My father turned towards her. “You say you heard her speak? As in more than three words?”
My mother gave it some thought. “I can’t really remember how many words it was,” she finally said.
I couldn’t understand what all the fuss was about. I didn’t really care whether or not Mrs Dobbs had a connection to anything German or otherwise. As far as I was concerned, she was a lady my brother Ben and I often passed on our way to school, who wore flowing skirts and lived in a slightly grubby street in Notting Hill, like us. When it rained, she carried an umbrella that was too large for her small frame. She used public transport. We knew this because we often saw her struggling to get aboard the 31 bus. But we didn’t find her particularly interesting. She was old, at least to our eyes, and she was curt and unfriendly.
“I wonder where she’s off to,” my mother said, when Ben mentioned seeing her get on the bus.
I shrugged my shoulders. “I don’t know. And anyway, who cares?”
“There’s something mysterious about her, that’s all,” my mother said.
Eventually, my parents gave up conjecturing. And as the years went by and Ben and I grew older, leaner and pimplier, Flora Dobbs seemed to remain just as she had always been, stuck in time, a mysterious lady of indeterminate age who wanted nothing more than to be left alone.
*
In 1986, I received a letter of acceptance to the sixth form at St Paul’s School. I was sixteen years old and thrilled. When I got home, my father opened a bottle of champagne and my mother had to remind him that Ben and I were too young to drink. So my parents drank the champagne instead, and we got into the car and drove to a nearby French bistro to celebrate, even though Ben had to get up early to go on a school trip to France.

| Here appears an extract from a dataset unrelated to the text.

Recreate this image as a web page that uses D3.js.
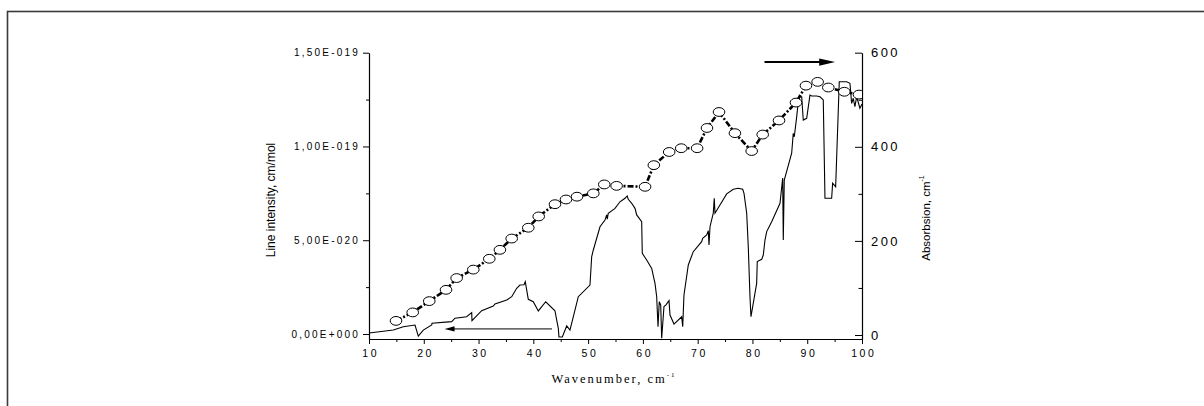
<!DOCTYPE html>
<html>
<head>
<meta charset="utf-8">
<script src="https://cdn.jsdelivr.net/npm/d3@7/dist/d3.min.js"></script>
<style>
  html, body { margin: 0; padding: 0; background: #fff; }
  svg { display: block; }
</style>
</head>
<body>
<svg id="chart" width="1204" height="406"></svg>
<script>
// ---------------- DATA ----------------
// Line intensity (left axis), cm/mol
const lineX = [10, 14.44, 16.26, 18.40, 19.0, 19.91, 21.45, 21.50, 25.10, 25.70, 27.83, 28.75, 28.80, 30.57, 32.69, 33.0,
  35.14, 36.05, 36.96, 37.56, 38.30, 38.53, 39.08, 39.99, 40.91, 42.26, 43.95, 44.26, 44.56, 44.68, 45.29, 46.09,
  46.69, 48.21, 50.34, 50.65, 50.95, 52.17, 53.08, 53.39, 53.50, 53.68, 54.91, 55.82, 56.73, 57.15, 57.33, 57.96,
  58.56, 58.87, 59.78, 59.89, 60.69, 61.61, 62.21, 62.52, 62.76, 62.99, 63.25, 63.43, 63.85, 64.22, 64.77, 64.95,
  65.68, 67.08, 67.27, 67.50, 68.29, 69.20, 70.73, 70.92, 71.65, 71.94, 72.07, 72.25, 72.85, 73.03, 73.16, 74.07,
  75.30, 76.50, 77.42, 78.22, 78.46, 78.95, 79.24, 79.55, 79.73, 80.77, 80.88, 81.69, 81.98, 82.29, 82.60, 83.51,
  85.03, 85.52, 85.63, 85.81, 87.16, 87.45, 87.64, 88.08, 88.37, 88.68, 88.99, 89.28, 89.90, 90.50, 90.81, 91.73,
  92.33, 92.93, 93.24, 94.46, 94.64, 95.19, 95.85, 97.20, 97.80, 98.11, 98.40, 98.71, 99.02, 99.62, 100];
const lineY = [0.05e-20, 0.21e-20, 0.39e-20, 0.48e-20, -0.11e-20, 0.21e-20, 0.48e-20, 0.57e-20, 0.66e-20, 0.84e-20,
  0.92e-20, 1.14e-20, 0.71e-20, 1.24e-20, 1.49e-20, 1.60e-20, 1.81e-20, 1.99e-20, 2.44e-20, 2.61e-20, 2.63e-20,
  2.79e-20, 1.85e-20, 1.72e-20, 1.23e-20, 1.72e-20, 1.24e-20, 0.75e-20, 0.30e-20, -0.16e-20, -0.16e-20, 0.43e-20,
  0.21e-20, 1.99e-20, 2.61e-20, 4.12e-20, 4.48e-20, 5.72e-20, 6.08e-20, 6.35e-20, 6.12e-20, 6.44e-20, 6.70e-20,
  7.05e-20, 7.24e-20, 7.36e-20, 7.18e-20, 6.97e-20, 6.70e-20, 6.35e-20, 5.99e-20, 4.30e-20, 3.95e-20, 3.50e-20,
  2.70e-20, 1.99e-20, 0.39e-20, 1.72e-20, 1.55e-20, -0.23e-20, 1.46e-20, 1.55e-20, 1.78e-20, 1.01e-20, 0.53e-20,
  0.92e-20, 0.39e-20, 2.08e-20, 3.68e-20, 4.39e-20, 4.92e-20, 5.10e-20, 5.28e-20, 5.51e-20, 4.75e-20, 5.72e-20,
  6.44e-20, 7.24e-20, 6.44e-20, 6.88e-20, 7.47e-20, 7.72e-20, 7.77e-20, 7.72e-20, 7.50e-20, 6.44e-20, 4.66e-20,
  1.99e-20, 0.92e-20, 2.70e-20, 3.86e-20, 3.98e-20, 4.21e-20, 5.01e-20, 5.46e-20, 5.99e-20, 6.97e-20, 8.32e-20,
  5.01e-20, 8.21e-20, 9.64e-20, 10.70e-20, 10.52e-20, 11.59e-20, 12.39e-20, 12.65e-20, 12.65e-20, 11.41e-20,
  11.50e-20, 12.74e-20, 12.69e-20, 12.69e-20, 12.65e-20, 12.48e-20, 7.24e-20, 7.24e-20, 8.04e-20, 7.85e-20,
  13.45e-20, 13.45e-20, 13.37e-20, 12.30e-20, 12.57e-20, 12.12e-20, 12.65e-20, 12.04e-20, 12.26e-20];

// Absorbsion (right axis), cm^-1
const absX = [14.93, 17.98, 21.0, 24.06, 26.0, 29.04, 31.96, 33.9, 36.05, 39.08, 40.98, 43.95, 45.96, 47.97, 50.95,
  52.95, 55.2, 60.4, 62.0, 64.8, 67.0, 69.9, 71.7, 73.9, 76.8, 79.86, 81.87, 84.85, 87.95, 89.77, 91.9, 93.85, 96.77, 99.45];
const absY = [30, 48, 72, 96, 121, 139, 162, 181, 205, 228, 252, 278, 288, 294, 301, 320, 317, 315, 361, 389, 397,
  397, 440, 474, 429, 391, 426, 456, 494, 530, 538, 526, 517, 511];

// Axis ticks
const xTicks = [10, 20, 30, 40, 50, 60, 70, 80, 90, 100];
const xMinorTicks = [15, 25, 35, 45, 55, 65, 75, 85, 95];
const leftTicks = [0, 5e-20, 1e-19, 1.5e-19];
const leftTickLabels = ["0,00E+000", "5,00E-020", "1,00E-019", "1,50E-019"];
const leftMinorTicks = [2.5e-20, 7.5e-20, 1.25e-19];
const rightTicks = [0, 200, 400, 600];
const rightMinorTicks = [100, 300, 500];

// annotation arrows (data coordinates)
const arrowRight = { x1: 82.2, x2: 95.1, v: 580 };      // right axis series
const arrowLeft = { x1: 43.4, x2: 23.8, v: 0.27e-20 }; // left axis series

// ---------------- LAYOUT ----------------
const svg = d3.select("#chart");
const L = 369, R = 862, T = 52.7, B = 339;

const x = d3.scaleLinear().domain([10, 100]).range([L, R]);
const yL = d3.scaleLinear().domain([-0.267e-20, 1.5e-19]).range([B, T]);
const yR = d3.scaleLinear().domain([-8.5, 600]).range([B, T]);

// outer frame
svg.append("rect").attr("x", 7.5).attr("y", 11.5).attr("width", 1400).attr("height", 600)
  .attr("fill", "none").attr("stroke", "#3a3a3a").attr("stroke-width", 1.6);

const defs = svg.append("defs");
defs.append("clipPath").attr("id", "plotclip").append("rect")
  .attr("x", L).attr("y", 30).attr("width", R - L).attr("height", B - 30 + 0.5);

const tickFont = "Arial, 'Liberation Sans', sans-serif";

// left axis
const gL = svg.append("g").attr("transform", `translate(${L},0)`);
gL.call(d3.axisLeft(yL).tickValues(leftTicks).tickSize(6)
  .tickFormat((d, i) => leftTickLabels[i]).tickSizeOuter(0));
gL.append("g").call(d3.axisLeft(yL).tickValues(leftMinorTicks).tickSize(3).tickFormat("")).select(".domain").remove();

// right axis (ticks inward)
const gR = svg.append("g").attr("transform", `translate(${R},0)`);
gR.call(d3.axisRight(yR).tickValues(rightTicks).tickSize(0).tickPadding(9).tickSizeOuter(0));
gR.selectAll(".tick line").remove();
gR.append("g").call(d3.axisLeft(yR).tickValues(rightTicks).tickSize(7).tickFormat("")).select(".domain").remove();
gR.append("g").call(d3.axisLeft(yR).tickValues(rightMinorTicks).tickSize(3.5).tickFormat("")).select(".domain").remove();

// bottom axis
const gB = svg.append("g").attr("transform", `translate(0,${B})`);
gB.call(d3.axisBottom(x).tickValues(xTicks).tickSize(5).tickPadding(6).tickSizeOuter(0));
gB.append("g").call(d3.axisBottom(x).tickValues(xMinorTicks).tickSize(3).tickFormat("")).select(".domain").remove();

// extend left/right axis lines down to the bottom axis
svg.selectAll(".domain").attr("stroke", "#000").attr("stroke-width", 1.2);
svg.selectAll(".tick line").attr("stroke", "#000").attr("stroke-width", 1);

gL.selectAll(".tick text").attr("font-family", tickFont).attr("font-size", 10)
  .attr("letter-spacing", 2.2).attr("fill", "#000").attr("dx", 0);
gR.selectAll(".tick text").attr("font-family", tickFont).attr("font-size", 13)
  .attr("letter-spacing", 2.4).attr("fill", "#000");
gB.selectAll(".tick text").attr("font-family", tickFont).attr("font-size", 10.5)
  .attr("letter-spacing", 2.6).attr("fill", "#000").attr("dx", 1.3);

// axis titles
svg.append("text").attr("transform", `translate(275,200) rotate(-90)`)
  .attr("text-anchor", "middle").attr("font-family", tickFont).attr("font-size", 12).attr("fill", "#000")
  .text("Line intensity, cm/mol");

const rt = svg.append("text").attr("transform", `translate(930,218) rotate(-90)`)
  .attr("text-anchor", "middle").attr("font-family", tickFont).attr("font-size", 11.5).attr("fill", "#000");
rt.append("tspan").text("Absorbsion, cm");
rt.append("tspan").attr("font-size", 7).attr("dy", -6).text("-1");

const bt = svg.append("text").attr("x", 614).attr("y", 383)
  .attr("text-anchor", "middle").attr("font-family", "'Times New Roman', 'Liberation Serif', serif")
  .attr("font-size", 12.5).attr("letter-spacing", 2).attr("fill", "#000");
bt.append("tspan").text("Wavenumber, cm");
bt.append("tspan").attr("font-size", 7).attr("dy", -6).text("-1");

// ---------------- MARKS ----------------
const plot = svg.append("g").attr("clip-path", "url(#plotclip)");

const lineData = lineX.map((d, i) => [d, lineY[i]]);
plot.append("path").datum(lineData)
  .attr("d", d3.line().x(d => x(d[0])).y(d => yL(d[1])))
  .attr("fill", "none").attr("stroke", "#000").attr("stroke-width", 1.1).attr("stroke-linejoin", "miter");

const absData = absX.map((d, i) => [d, absY[i]]);
plot.append("path").datum(absData)
  .attr("d", d3.line().x(d => x(d[0])).y(d => yR(d[1])))
  .attr("fill", "none").attr("stroke", "#000").attr("stroke-width", 2.6)
  .attr("stroke-dasharray", "6,2,2,2");

plot.selectAll("ellipse.abs").data(absData).join("ellipse").attr("class", "abs")
  .attr("cx", d => x(d[0])).attr("cy", d => yR(d[1]))
  .attr("rx", 5.8).attr("ry", 4.4)
  .attr("fill", "#fff").attr("stroke", "#000").attr("stroke-width", 1);

// arrows
function arrow(x1, x2, yv, w, headLen, headHalf) {
  const dir = Math.sign(x2 - x1);
  svg.append("line").attr("x1", x1).attr("x2", x2 - dir * headLen * 0.8).attr("y1", yv).attr("y2", yv)
    .attr("stroke", "#000").attr("stroke-width", w);
  svg.append("path")
    .attr("d", `M${x2},${yv} L${x2 - dir * headLen},${yv - headHalf} L${x2 - dir * headLen},${yv + headHalf} Z`)
    .attr("fill", "#000");
}
arrow(x(arrowRight.x1), x(arrowRight.x2), yR(arrowRight.v), 2, 16, 3.6);
arrow(x(arrowLeft.x1), x(arrowLeft.x2), yL(arrowLeft.v), 1, 10, 2.6);
</script>
</body>
</html>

He was surly, as he often was, and nearly destroyed the evening, not by being boisterous or rude, but through the harshness of his silence.
What Ben had witnessed as a young child had settled inside him like a chemical. His stability had been challenged. And as he turned into a young man, that instability became part of his DNA.
I watched my brother grow like a sick plant. I saw how his roots became tangled and contorted, how the blossoming of his youth was stunted, contaminated by a rampant intruder. He was still beautiful. He would always be. But his beauty was tainted by guilt. Deep, solidified guilt, like mortar. He seldom communicated. He kept his head lowered when he walked, when he talked, when he ate. There were moments of respite, but few of them. When they happened, we latched on to them, trying to keep Ben going for as long as we could, attempting to draw him in, to make him laugh, to ask him questions, to hold what we loved of him until the tentacles of his mind drew him back into their Stygian, muted fold.
It was painful to watch. I could see lines on my mother’s face that hadn’t been there before. My father, vivacious outside the house, was tense around his own son. I assured my parents that Ben would climb out of the hole of his own accord. “Most teens do,” I added, though I wondered how true that was. I was after all still a teen myself.
“Of course he’ll grow out of it,” said my mother, trying to sound reassuring.
“Is that right?” my father mumbled.
After nearly five years, Ben’s behaviour had sapped the energy
from my tired parents. Although I shared their concerns, I blamed them for allowing my brother to drag them into his vortex of negativity. The atmosphere at home had become stifling and heavy. Silence-heavy. Tiptoe-heavy. Ben-heavy.